“You need develop a pastoral identity. It comes with time. Don’t worry, it will come.”
One of my dearest seminary professors told us this over and over, and I believed him. It would come: I would be able to see myself as a pastor, the more time I spent learning, watching other pastors, performing pastoral tasks myself.
The problem was this: there were precious few pastors who looked like me. I went to the seminary of a denomination that was early in its process (lo, these many years ago, way back in 1999) of ordaining women to ecclesiastical office, a denomination that had resolved its differences for the time by allowing a provisional, regionally based version of women’s ordination. There were 55 students in my MDiv class. Only 5 were women. There was one woman on the faculty of my seminary, and she wasn’t ordained herself. By the time I finished seminary and was ordained, there were fewer than two dozen ordained women in my denomination, and precious few who had, like me, gone straight through college and seminary into ministry as their first career.
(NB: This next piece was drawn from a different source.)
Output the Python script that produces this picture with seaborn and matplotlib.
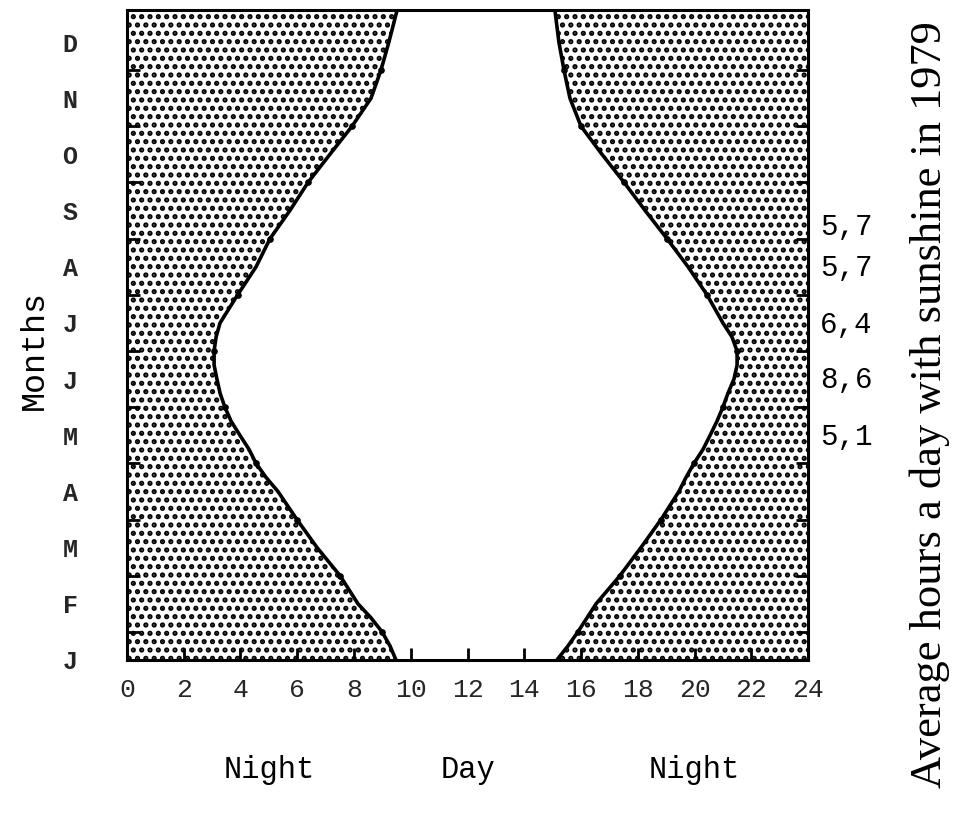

During those four years of seminary, the safest place to think about myself as a pastor was the women’s bathroom. The seminary building, designed mid-twentieth century with exclusively male seminarians in mind, had no women’s bathrooms in the area where the classrooms were located. But over by the administrative offices, there was a large women’s restroom with an attached women’s lounge, a holdover from a time when the only women in the building were secretaries. That was the safe place for the handful of us women who were students. I laughed and cried and hoped and dreamed with my classmates in that space. We were honest there, most honestly ourselves, but we had to put up a facade when we left the bathroom lounge.
And so the bathroom was really the only place at my seminary where I could work on my pastoral identity as a female.